David Ryan, Registrar at the Pioneers Museum, explains this macabre craft of the 1800s and walks us through the slideshow:
The hair wreath tradition basically runs from about 1850 through roughly about 1880. It was one of a group of crafts known as “fancy work” that women (typically middle-class to upper-class women) did. Some of the other forms of fancy work were similar constructions to the hair wreaths except made out of yarn or sometimes shells and sea ferns, occasionally wax. Usually hair wreaths are in the form of a horseshoe. This was basically along the same lines as nailing a horseshoe above your door to keep the luck in. Otherwise, if you turned it upside down, the luck would “run out.” We’ve been told that new additions to the hair wreaths actually happen right at the bottom of the horseshoe of the horseshoe and others move along the sides towards the top. Most times the hair was from family members. Occasionally there would be a wreath made by a church or some other kind of community. And you can see that there are a variety of different colors of hair because these family members were of various ages. Some of them were memorial wreaths. They were added when somebody died and they would collect the hair from this family member.

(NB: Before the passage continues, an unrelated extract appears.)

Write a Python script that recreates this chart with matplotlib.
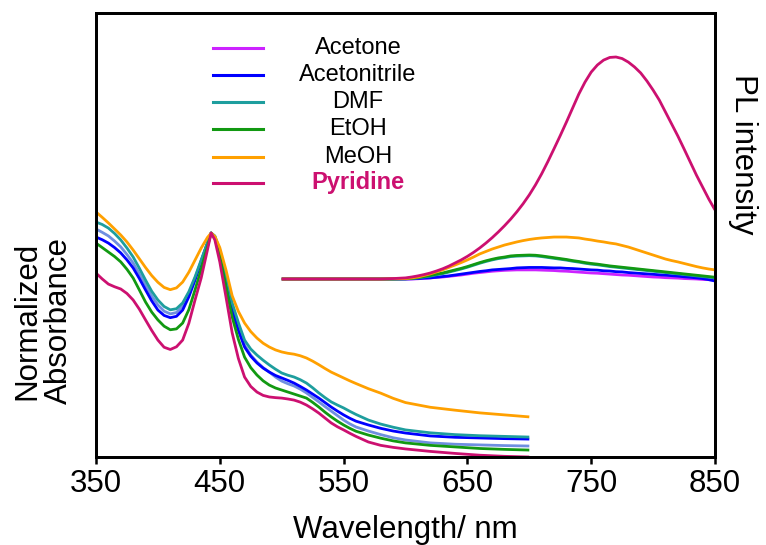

If you look at the construction it’s basically a kind of a wire armature that’s in the shape of a horseshoe, and there are different flowers or constructions attached to this wire armature. That made it possible to take them apart and move those pieces up the wreath as they wanted to add to it.
Somebody of a modern sensibility might be kind of creeped out by these things, but back in Victorian times they considered hair as something that should be saved. In fact, every proper Victorian lady had on her dressing table a container called a hair receiver. And every time she’d brush her hair and clean out the brush she’d put the hair into the hair receiver to save it for crafts like this.
We’ve had some speculation from a scholar that some of these were made by people who did nothing but create hair wreaths. And, as far as we know, there was no such profession. These were made by women in their own homes and not for commercial purposes.